# Real Effects of Hedge Fund Activism on Firm Productivity
> Explore how hedge fund activism impacts plant-level productivity, asset allocation, and labor outcomes using U.S. Census Bureau data.

Tags: hedge-fund-activism, productivity, asset-allocation, labor-economics, finance-research, corporate-governance, total-factor-productivity
## The Real Effects of Hedge Fund Activism
- Analysis of productivity, asset allocation, and labor outcomes by Alon Brav, Wei Jiang, and Hyunseob Kim (2015).
- Investigates whether activists create real value or just transfer wealth.

## Core Research Question & Contribution
- Uses U.S. Census Bureau plant-level data to avoid 'Black Box' firm-level limitations.
- Disentangles efficiency gains from asset sales.
- Addresses survivorship bias by tracking plants after firm delisting.

## Data Sources and Sample
- Covers 1994–2007 activism events matched to Census/Survey of Manufacturers.
- Sample: 368 manufacturing events and 14,923 plant-year observations.
- Priority variable: Total Factor Productivity (TFP).

## Main Result: Productivity Dynamics
- TFP typically declines before an activist intervenes.
- TFP rebounds by +11.8% of a standard deviation within 3 years of intervention.

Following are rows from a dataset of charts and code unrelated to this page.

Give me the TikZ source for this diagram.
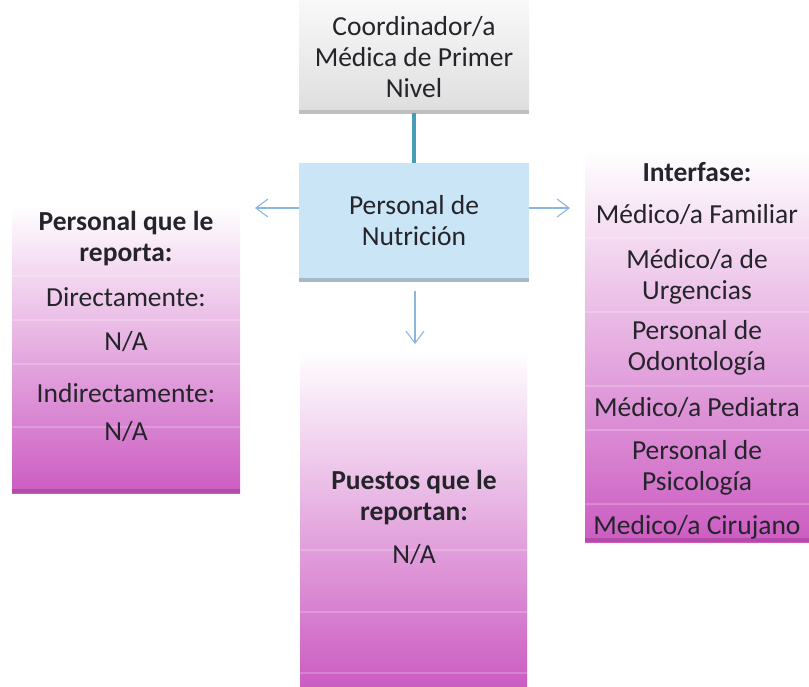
\documentclass[tikz,border=0pt]{standalone}
\usepackage{fontspec}
\setmainfont{Carlito}
\usetikzlibrary{arrows.meta}
\definecolor{txtc}{RGB}{36,36,42}
\definecolor{magc}{RGB}{204,92,194}
\definecolor{magdark}{RGB}{178,76,168}
\definecolor{lblue}{RGB}{202,229,245}
\definecolor{bshadow}{RGB}{165,185,200}
\definecolor{conncol}{RGB}{72,156,182}
\definecolor{arrcol}{RGB}{140,182,226}
\tikzset{
  lbl/.style={font=\fontsize{27.5}{31}\selectfont, text=txtc, align=center, inner sep=0pt},
  blbl/.style={lbl, font=\fontsize{27.5}{31}\selectfont\bfseries},
  magbox/.style={shade, top color=white, bottom color=magc, draw=none, inner sep=0pt, anchor=north west},
  rowline/.style={draw=white, opacity=0.2, line width=1.2pt},
  arr/.style={draw=arrcol, line width=1.1pt, -{Straight Barb[length=12pt,width=18pt,line width=1.1pt]}},
  conn/.style={draw=conncol, line width=4pt},
}
\begin{document}
\begin{tikzpicture}[x=1pt,y=-1pt]
\useasboundingbox (0,0) rectangle (809,686);
% top box
\node[shade, top color=gray!5, bottom color=gray!26, draw=none, inner sep=0pt,
      minimum width=230pt, minimum height=113pt, anchor=north west] (topbox) at (299,0) {};
\fill[gray!50] (299,110) rectangle (529,114);
\node[lbl] (toptext) at (414,57) {Coordinador/a\\Médica de Primer\\Nivel};
% center box
\node[fill=lblue, draw=none, inner sep=0pt, minimum width=230pt, minimum height=117pt,
      anchor=north west] (center) at (299,163) {};
\fill[bshadow] (299,278) rectangle (529,282);
\node[lbl] (centertext) at (414,221) {Personal de\\Nutrición};
% connector
\draw[conn] (topbox.south) -- (center.north);
% left box
\node[magbox, minimum width=228pt, minimum height=288pt] (lbox) at (12,205) {};
\foreach \yy in {276,320,364,427} \draw[rowline] (12,\yy) -- (240,\yy);
\fill[magdark] (12,489) rectangle (240,493);
\node[blbl] (ltitle) at (126,239) {Personal que le\\reporta:};
\node[lbl] (ld) at (126,297) {Directamente:};
\node[lbl] (lna1) at (126,342) {N/A};
\node[lbl] (li) at (126,393) {Indirectamente:};
\node[lbl] (lna2) at (126,432) {N/A};
% right box
\node[magbox, minimum width=224pt, minimum height=392pt] (rbox) at (585,150) {};
\foreach \yy in {238,312,386,430,504} \draw[rowline] (585,\yy) -- (809,\yy);
\fill[magdark] (585,538) rectangle (809,542);
\node[blbl] (rtitle) at (697,172) {Interfase:};
\node[lbl] (r1) at (697,215) {Médico/a Familiar};
\node[lbl] (r2) at (697,277) {Médico/a de\\Urgencias};
\node[lbl] (r3) at (697,348) {Personal de\\Odontología};
\node[lbl] (r4) at (697,408) {Médico/a Pediatra};
\node[lbl] (r5) at (697,468) {Personal de\\Psicología};
\node[lbl] (r6) at (697,527) {Medico/a Cirujano};
% bottom box
\node[magbox, minimum width=227pt, minimum height=336pt] (bbox) at (300,350) {};
\foreach \yy in {550,612,673} \draw[rowline] (300,\yy) -- (527,\yy);
\node[blbl] (btitle) at (414,498) {Puestos que le\\reportan:};
\node[lbl] (bna) at (414,555) {N/A};
% arrows
\coordinate (la) at (255,208);
\coordinate (ra) at (570,208);
\coordinate (da0) at (415,291);
\coordinate (da) at (415,344);
\draw[arr] (center.west |- la) -- (la);
\draw[arr] (center.east |- ra) -- (ra);
\draw[arr] (da0) -- (da);
\end{tikzpicture}
\end{document}
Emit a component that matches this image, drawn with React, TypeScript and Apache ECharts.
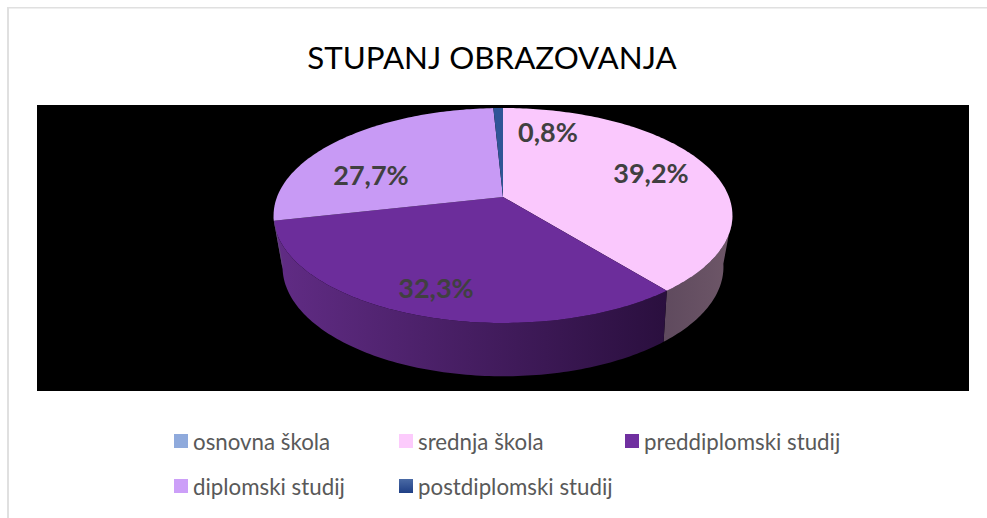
import React, { useEffect, useRef } from "react";
import * as echarts from "echarts";

const title = "STUPANJ OBRAZOVANJA";
const categories = ["osnovna škola", "srednja škola", "preddiplomski studij", "diplomski studij", "postdiplomski studij"];
const values = [0, 39.2, 32.3, 27.7, 0.8];

const topColors = ["#8faadc", "#fac8fd", "#6c2d9b", "#c89af5", "#2f5597"];
const legendColors = ["#8faadc", "#fccbfc", "#7030a0", "#cc9ff8", "#2f5597"];
const sideStops: string[][] = [
  ["#4a5a75", "#4a5a75"],
  ["#5f4a5e", "#6e5768"],
  ["#612c85", "#2a0f3e"],
  ["#5f4478", "#5f4478"],
  ["#1b3058", "#1b3058"],
];
const labelCenters: (number[] | null)[] = [null, [651, 172.5], [436, 287.5], [371, 174.5], [548, 131.5]];
const legendLeft = [174, 399, 625, 174, 399];
const legendTop = [430, 430, 430, 475, 475];

const TOP_DISC = { cx: 503, ay: 197, R: 226, S: 104.3, p: 0.172 };
const BOTTOM_DISC = { cx: 503, ay: 245, R: 216, S: 105, p: 0.2 };
const VISIBLE_FROM = 1.744;
const VISIBLE_TO = 4.539;
const STEP = Math.PI / 180;

const total = values.reduce((a, b) => a + b, 0);

function project(d: typeof TOP_DISC, theta: number) {
  const u = Math.sin(theta);
  const v = Math.cos(theta);
  const k = 1 + d.p * v;
  return [d.cx + (d.R * u) / k, d.ay - (d.S * v) / k];
}

function arc(d: typeof TOP_DISC, from: number, to: number) {
  const n = Math.max(1, Math.ceil((to - from) / STEP));
  const pts: number[][] = [];
  for (let i = 0; i <= n; i++) pts.push(project(d, from + ((to - from) * i) / n));
  return pts;
}

function sliceRange(i: number) {
  const before = values.slice(0, i).reduce((a, b) => a + b, 0);
  return [(before / total) * 2 * Math.PI, ((before + values[i]) / total) * 2 * Math.PI];
}

function renderSlice(i: number) {
  return () => {
    const children: any[] = [];
    if (values[i] <= 0) return { type: "group", children };
    const [a, b] = sliceRange(i);
    const lo = Math.max(a, VISIBLE_FROM);
    const hi = Math.min(b, VISIBLE_TO);
    if (hi > lo) {
      children.push({
        type: "polygon",
        shape: { points: [...arc(TOP_DISC, lo, hi), ...arc(BOTTOM_DISC, lo, hi).reverse()] },
        style: {
          fill: new echarts.graphic.LinearGradient(0, 0, 1, 0, [
            { offset: 0, color: sideStops[i][0] },
            { offset: 1, color: sideStops[i][1] },
          ]),
        },
      });
    }
    children.push({
      type: "polygon",
      shape: { points: [[TOP_DISC.cx, TOP_DISC.ay], ...arc(TOP_DISC, a, b)] },
      style: { fill: topColors[i] },
    });
    const at = labelCenters[i];
    if (at) {
      children.push({
        type: "text",
        style: {
          x: at[0],
          y: at[1],
          text: values[i].toFixed(1).replace(".", ",") + "%",
          align: "center",
          verticalAlign: "middle",
          fill: "#404040",
          font: 'bold 27px Lato',
        },
      });
    }
    return { type: "group", children };
  };
}

export default function App() {
  const ref = useRef<HTMLDivElement>(null);
  useEffect(() => {
    const chart = echarts.init(ref.current!, undefined, { renderer: "svg" });
    chart.setOption({
      animation: false,
      backgroundColor: "#ffffff",
      title: {
        text: title,
        left: 487,
        top: 36,
        textAlign: "center",
        textStyle: { fontFamily: "Lato", fontWeight: "normal", fontSize: 31.3, color: "#000000" },
      },
      legend: categories.map((name, i) => ({
        data: [
          i === 4
            ? {
                name,
                itemStyle: {
                  color: new echarts.graphic.LinearGradient(0, 0, 0, 1, [
                    { offset: 0, color: "#4a6aa5" },
                    { offset: 1, color: "#1f3f85" },
                  ]),
                },
              }
            : { name },
        ],
        left: legendLeft[i],
        top: legendTop[i],
        padding: 0,
        icon: "rect",
        itemWidth: 14,
        itemHeight: 14,
        selectedMode: false,
        textStyle: { fontFamily: "Lato", fontSize: 22.3, color: "#595959" },
      })),
      graphic: [
        { type: "rect", z: -10, shape: { x: 7, y: 7, width: 2, height: 511 }, style: { fill: "#e0e0e0" } },
        { type: "rect", z: -10, shape: { x: 7, y: 7, width: 980, height: 1.5 }, style: { fill: "#e0e0e0" } },
        { type: "rect", z: -10, shape: { x: 37, y: 105, width: 932, height: 286 }, style: { fill: "#000000" } },
      ],
      series: categories.map((name, i) => ({
        type: "custom",
        name,
        coordinateSystem: "none",
        silent: true,
        itemStyle: { color: legendColors[i] },
        data: [values[i]],
        renderItem: renderSlice(i),
      })),
    });
    return () => chart.dispose();
  }, []);
  return <div ref={ref} style={{ position: "absolute", left: 0, top: 0, width: 987, height: 518 }} />;
}
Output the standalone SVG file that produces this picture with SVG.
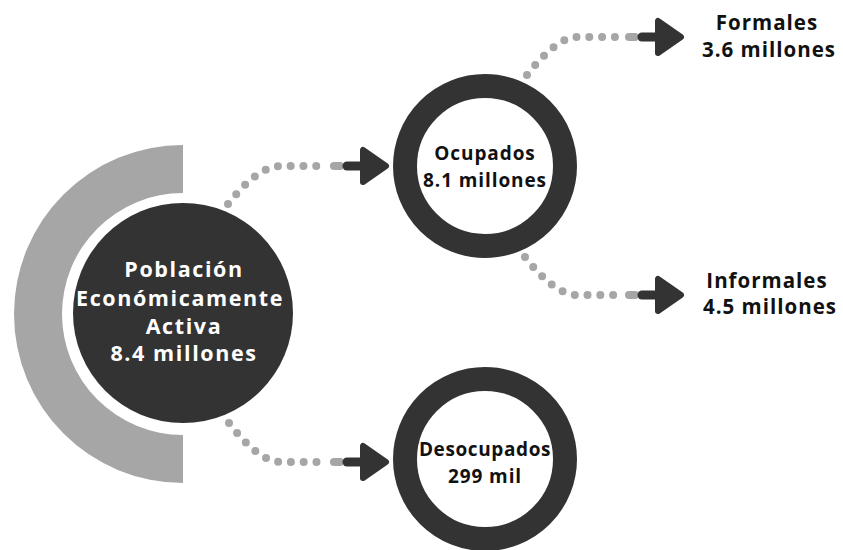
<svg xmlns="http://www.w3.org/2000/svg" width="843" height="550" viewBox="0 0 843 550">
<style>
  .dots{fill:none;stroke:#a6a6a6;stroke-width:8;stroke-linecap:round;stroke-dasharray:0 12.8}
  .pill{stroke:#a6a6a6;stroke-width:8;stroke-linecap:round}
  .shaft{stroke:#333;stroke-width:9;stroke-linecap:round}
  .head{fill:#333;stroke:#333;stroke-width:6;stroke-linejoin:round}
  .ring{fill:#fff;stroke:#333;stroke-width:24}
  .w{font-family:"Open Sans","Liberation Sans",sans-serif;font-weight:700;fill:#fff;text-anchor:middle;font-size:21.5px;letter-spacing:1.6px}
  .k{font-family:"Open Sans","Liberation Sans",sans-serif;font-weight:700;fill:#111;text-anchor:middle;font-size:19px;letter-spacing:0.9px}
  .o{font-family:"Open Sans","Liberation Sans",sans-serif;font-weight:700;fill:#111;text-anchor:middle;font-size:20.5px;letter-spacing:1px}
</style>
<defs>
  <g id="arrow">
    <line class="pill" x1="-56" y1="0" x2="-50" y2="0"/>
    <line class="shaft" x1="-43" y1="0" x2="-29" y2="0"/>
    <polygon class="head" points="-27,-16 -27,16 -4,0"/>
  </g>
</defs>
<g id="connectors">
  <path class="dots" d="M228,204 Q258,166 281,166 L320,166"/>
  <use href="#arrow" x="390" y="166"/>
  <path class="dots" d="M229,423 Q259,462 281,462 L320,462"/>
  <use href="#arrow" x="390" y="462"/>
  <path class="dots" d="M527,75 Q557,37 577,37 L616,37"/>
  <use href="#arrow" x="685" y="37"/>
  <path class="dots" d="M525,257 Q555,295 577,295 L616,295"/>
  <use href="#arrow" x="685" y="295"/>
</g>
<g id="pea">
  <path d="M183,145 A169,169 0 0 0 183,483 L183,435 A121,121 0 0 1 183,193 Z" fill="#a6a6a6"/>
  <circle cx="183" cy="313" r="110" fill="#333"/>
  <text class="w" x="184" y="277">Población</text>
  <text class="w" x="180" y="306">Económicamente</text>
  <text class="w" x="184" y="334">Activa</text>
  <text class="w" x="184" y="361">8.4 millones</text>
</g>
<g id="ocupados">
  <circle class="ring" cx="485" cy="166" r="80"/>
  <text class="k" x="485" y="160">Ocupados</text>
  <text class="k" x="485" y="187">8.1 millones</text>
</g>
<g id="desocupados">
  <circle class="ring" cx="485" cy="459" r="80"/>
  <text class="k" x="485" y="456" style="letter-spacing:0.6px">Desocupados</text>
  <text class="k" x="485" y="483">299 mil</text>
</g>
<g id="formales">
  <text class="o" x="767" y="30">Formales</text>
  <text class="o" x="769" y="57">3.6 millones</text>
</g>
<g id="informales">
  <text class="o" x="767" y="288">Informales</text>
  <text class="o" x="770" y="314">4.5 millones</text>
</g>
</svg>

## Asset Allocation and Labor
- Target firms have a 23% plant sale rate vs. 13% for the control group.
- Sold plants show significant productivity gains under new ownership.
- Labor productivity rises (+9.2%) due to reduced hours (-4.3%), while wages remain stagnant (+1.1%).

## Identification and Bias
- Placebo tests show that matching plants without activists do not experience a V-shaped recovery.
- Switching from passive (13G) to active (13D) ownership triggers TFP gains.
- Study finds that previous reports underestimated gains because successful exits (firms going private) were excluded.